No conozco en profundidad la literatura española contemporánea, pero dudo de que haya alguna prosa que llegue a la altura de la que practica Juan Manuel de Prada. Tiene tanta calidad que no parece de hoy, sino de tiempos pasados. A mi me gusta, aunque me cansa. También es verdad que soy un mal lector de novela. Hace ya tiempo que la novela me interesa poco. Ya tengo una edad y la novela es más bien un asunto de juventud o, como mucho, del comienzo de la madurez. Lo que no quita que haya algunas, pocas, novelas interesantes que deben ser leídas a cualquier edad. El castillo de diamante no es una de ellas, salvo para los interesados en la figura de Santa Teresa de Jesús, entre los que me encuentro.
De Prada escribe maravillosamente pero tiene un par de defectos que lo hacen fatigoso. Uno es la prolijidad, su tendencia a la desmesura. Sus novelas son demasiado largas y, en consecuencia, requieren mucho tiempo por delante y hoy, es sabido, el tiempo es un bien escaso. El otro es su barroquismo. El barroquismo está bien como fenómeno histórico, pero hoy es más bien pasto de eruditos.
La novela en cuestión trata sobre las relaciones entre Teresa de Jesús, carmelita que fundó 16 conventos, y la poderosa e intrigante aristócrata Ana de Mendoza, princesa de Eboli, tuerta y gran seductora. Ana estaba casada con el príncipe portugués Ruy Gómez da Silva, personaje muy influyente en la corte del rey Felipe II. De Prada las hace coincidir en Toledo, con motivo de la visita que Teresa se ve obligada a realizar a la devota aristócrata Luisa de la Cerda, con el objetivo de consolarla tras su reciente viudez. Al principio ambas mujeres. pese a sus diferencias sociales y religiosas, tienen una buena relación. Ana está muy interesada en el movimiento de los alumbrados (que pronto fue declarado herético) y encuentra que Teresa bien podía haber sido uno de ellos. En realidad lo que le gustaría a Ana es ser Teresa, disfrutar de su apasionada relación con Nuestro Señor, pero sin renunciar a ninguno de sus privilegios ni, menos aún, a su forma de vida. Parece un caso claro de envidia espiritual. Dejándose llevar por ella la de Eboli intriga para que Teresa no pueda fundar en Toledo, pero Teresa es mujer de mucho carácter y consigue llevar a buen fin la fundación de su nuevo palomarcito pese a las malas artes de la aristócrata. En vista de ellos, años más tarde, Ana se empecina en que la de Avila funde en sus dominios de Pastrana (Guadalajara) y arrastra hasta allí a la monja andariega. Esta, a regañadientes, lleva a cabo la fundación y se vuelve a La Encarnación de Avila, donde muy a su pesar ejerce de abadesa. Sin embargo la de Eboli se empeña en mangonear el convento pastranero y lo lleva a una situación incompatible con el espíritu de las carmelitas descalzas. Teresa se ve obligada a organizar una operación de rescate de sus monjas, las saca del convento y se enfrenta a la bella tuerta.

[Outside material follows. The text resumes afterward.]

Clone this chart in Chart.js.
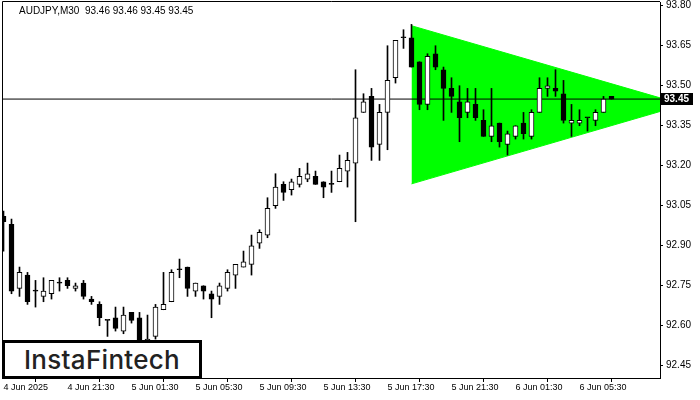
<!DOCTYPE html>
<html><head><meta charset="utf-8">
<script src="https://cdn.jsdelivr.net/npm/chart.js@4.4.1/dist/chart.umd.min.js"></script>
<style>
html,body{margin:0;padding:0;background:#fff;}
#wrap{position:relative;width:700px;height:400px;overflow:hidden;}
#c{display:block;}
#logo{position:absolute;left:2px;top:340px;width:194px;height:33px;border:3px solid #000;background:#fff;
font:500 26px Inter, "Noto Sans", sans-serif;color:#222;display:flex;align-items:center;justify-content:center;letter-spacing:0.3px;}
</style></head><body>
<div id="wrap"><canvas id="c" width="700" height="400" style="width:700px;height:400px"></canvas><div id="logo">InstaFintech</div></div>
<script>
const title = "AUDJPY,M30  93.46 93.46 93.45 93.45";
const xTickIdx = [0,8,16,24,32,40,48,56,64,72];
const xTickLabels = ["4 Jun 2025","4 Jun 21:30","5 Jun 01:30","5 Jun 05:30","5 Jun 09:30","5 Jun 13:30","5 Jun 17:30","5 Jun 21:30","6 Jun 01:30","6 Jun 05:30"];
const yTicks = [92.45,92.60,92.75,92.90,93.05,93.20,93.35,93.50,93.65,93.80];

const open = [93.01,92.98,92.74,92.79,92.73,92.71,92.72,92.76,92.77,92.74,
92.76,92.70,92.68,92.62,92.63,92.58,92.65,92.63,92.54,92.56,
92.66,92.69,92.81,92.82,92.73,92.75,92.72,92.71,92.74,92.79,
92.82,92.83,92.91,92.94,93.05,93.13,93.11,93.13,93.15,93.16,
93.14,93.13,93.14,93.18,93.21,93.40,93.46,93.28,93.40,93.53,
93.68,93.68,93.59,93.43,93.62,93.56,93.49,93.44,93.40,93.43,
93.37,93.31,93.36,93.28,93.31,93.36,93.31,93.40,93.49,93.49,
93.47,93.36,93.36,93.38,93.37,93.40,93.46];
const high = [93.03,93.00,92.82,92.80,92.77,92.78,92.77,92.78,92.78,92.76,
92.77,92.71,92.69,92.62,92.67,92.67,92.65,92.65,92.64,92.68,
92.80,92.81,92.85,92.82,92.76,92.75,92.73,92.76,92.81,92.83,
92.88,92.94,92.96,93.08,93.17,93.14,93.15,93.19,93.21,93.18,
93.14,93.18,93.24,93.25,93.56,93.47,93.49,93.43,93.65,93.67,
93.71,93.73,93.59,93.62,93.65,93.57,93.53,93.50,93.49,93.49,
93.41,93.49,93.36,93.33,93.35,93.40,93.41,93.53,93.53,93.56,
93.52,93.43,93.41,93.38,93.41,93.46,93.46];
const low = [92.88,92.72,92.71,92.68,92.67,92.69,92.70,92.73,92.74,92.73,
92.70,92.68,92.60,92.56,92.58,92.57,92.61,92.51,92.52,92.55,
92.66,92.69,92.78,92.71,92.71,92.70,92.63,92.68,92.73,92.74,
92.82,92.79,92.89,92.93,93.04,93.07,93.09,93.12,93.14,93.13,
93.08,93.10,93.14,93.12,92.99,93.40,93.22,93.22,93.26,93.51,
93.64,93.57,93.41,93.41,93.56,93.37,93.40,93.29,93.38,93.37,
93.31,93.29,93.27,93.24,93.30,93.30,93.30,93.40,93.46,93.46,
93.36,93.31,93.35,93.33,93.35,93.40,93.45];
const close = [92.99,92.73,92.80,92.69,92.73,92.73,92.77,92.76,92.75,92.75,
92.71,92.69,92.63,92.62,92.59,92.64,92.62,92.53,92.55,92.67,
92.68,92.80,92.81,92.74,92.76,92.73,92.70,92.75,92.80,92.83,
92.84,92.90,92.95,93.04,93.12,93.10,93.14,93.16,93.17,93.13,
93.12,93.13,93.19,93.22,93.38,93.44,93.27,93.40,93.52,93.67,
93.68,93.57,93.43,93.61,93.57,93.49,93.46,93.38,93.44,93.38,
93.31,93.35,93.29,93.32,93.35,93.32,93.40,93.49,93.50,93.48,
93.37,93.37,93.37,93.38,93.40,93.45,93.45];

// triangle pattern (start index, apex index) and its edges
const patternX = [51, 85];
const patternUpper = [93.725, 93.429];
const patternLower = [93.132, 93.429];

const X_MIN = -0.0625, X_MAX = 82.0625;
const Y_MIN = 92.404, Y_MAX = 93.814;
const bid = close[close.length-1];

const idx = open.map((_, i) => i);
const wicks = idx.map(i => ({x: i, y: [low[i], high[i]]}));
const bodies = idx.map(i => ({x: i, y: [open[i], close[i]]}));
const bodyColors = idx.map(i => close[i] > open[i] ? '#ffffff' : '#000000');

const framePlugin = {
  id: 'frame',
  afterDraw(chart) {
    const {ctx, chartArea: a} = chart;
    ctx.save();
    ctx.strokeStyle = '#000'; ctx.lineWidth = 1;
    ctx.beginPath();
    ctx.moveTo(a.left - 0.5, a.bottom); ctx.lineTo(a.left - 0.5, a.top - 0.5); ctx.lineTo(a.right, a.top - 0.5);
    ctx.stroke();
    ctx.fillStyle = '#000';
    ctx.font = '10px "Liberation Sans", Arial, sans-serif';
    ctx.textBaseline = 'middle'; ctx.textAlign = 'left';
    ctx.fillText(title, 19, 11);
    const y = Math.round(chart.scales.y.getPixelForValue(bid));
    ctx.fillStyle = '#000';
    ctx.fillRect(a.right + 1, y - 6, 32, 12);
    ctx.fillStyle = '#fff';
    ctx.font = 'bold 10px "Liberation Sans", Arial, sans-serif';
    ctx.fillText(bid.toFixed(2), a.right + 4, y + 0.5);
    ctx.restore();
  }
};

new Chart(document.getElementById('c'), {
  type: 'bar',
  data: {
    datasets: [
      { type: 'bar', data: bodies, order: 0, grouped: false, barThickness: 5, minBarLength: 1,
        backgroundColor: bodyColors, borderColor: '#000', borderWidth: 1, borderSkipped: false },
      { type: 'bar', data: wicks, order: 1, grouped: false, barThickness: 1,
        backgroundColor: '#000', borderWidth: 0 },
      { type: 'line', data: [{x: X_MIN, y: bid}, {x: X_MAX, y: bid}], order: 2,
        borderColor: '#000', borderWidth: 1, pointRadius: 0, fill: false },
      { type: 'line', data: patternX.map((x, k) => ({x, y: patternUpper[k]})), order: 4,
        borderColor: '#00ff00', borderWidth: 1, pointRadius: 0, fill: '+1', backgroundColor: '#00ff00', tension: 0 },
      { type: 'line', data: patternX.map((x, k) => ({x, y: patternLower[k]})), order: 3,
        borderColor: '#00ff00', borderWidth: 1, pointRadius: 0, fill: false, tension: 0 }
    ]
  },
  options: {
    responsive: false, animation: false, devicePixelRatio: 1, events: [],
    layout: { padding: { left: 3, top: 2, right: 0, bottom: 0 } },
    plugins: { legend: { display: false }, tooltip: { enabled: false }, title: { display: false } },
    scales: {
      x: {
        type: 'linear', position: 'bottom', min: X_MIN, max: X_MAX, offset: false,
        afterBuildTicks: s => { s.ticks = xTickIdx.map(v => ({value: v})); },
        afterFit: s => { s.height = 22; s.paddingLeft = 0; s.paddingRight = 0; s.paddingTop = 0; s.paddingBottom = 0; },
        grid: { display: true, drawOnChartArea: false, drawTicks: true, tickLength: 4, color: '#000' },
        border: { display: true, color: '#000' },
        ticks: { autoSkip: false, maxRotation: 0, align: 'start', padding: 0, color: '#000',
          font: { family: '"Liberation Sans", Arial, sans-serif', size: 9 },
          callback: (v, i) => xTickLabels[i] }
      },
      y: {
        type: 'linear', position: 'right', min: Y_MIN, max: Y_MAX,
        afterBuildTicks: s => { s.ticks = yTicks.map(v => ({value: v})); },
        afterFit: s => { s.width = 40; s.paddingTop = 0; s.paddingBottom = 0; s.paddingLeft = 0; s.paddingRight = 0; },
        grid: { display: true, drawOnChartArea: false, drawTicks: true, tickLength: 3, color: '#000' },
        border: { display: true, color: '#000' },
        ticks: { padding: 3, color: '#000', font: { family: '"Liberation Sans", Arial, sans-serif', size: 10 },
          callback: v => Number(v).toFixed(2) }
      }
    }
  },
  plugins: [framePlugin]
});
</script>
</body></html>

La novela, como es natural en el género, se permite algunas licencias históricas de menor importancia y refleja bien el espíritu de la época, una época en la que la religión no era asunto baladí. Quizá acierta más con el personaje de la princesa que con el de Teresa. Hay otros personajes secundarios que también están muy logrados. en especial Juan Escobedo, secretario de Felipe II, y el consorte de la princesa Ruy Gómez da Silva, un hombre bondadoso, diplomático y muy enamorado de su mujer. La obra se cierra con una noticia histórica sobre el destino de Escobedo y el de Ana de Mendoza. Con Felipe II, pocas bromas.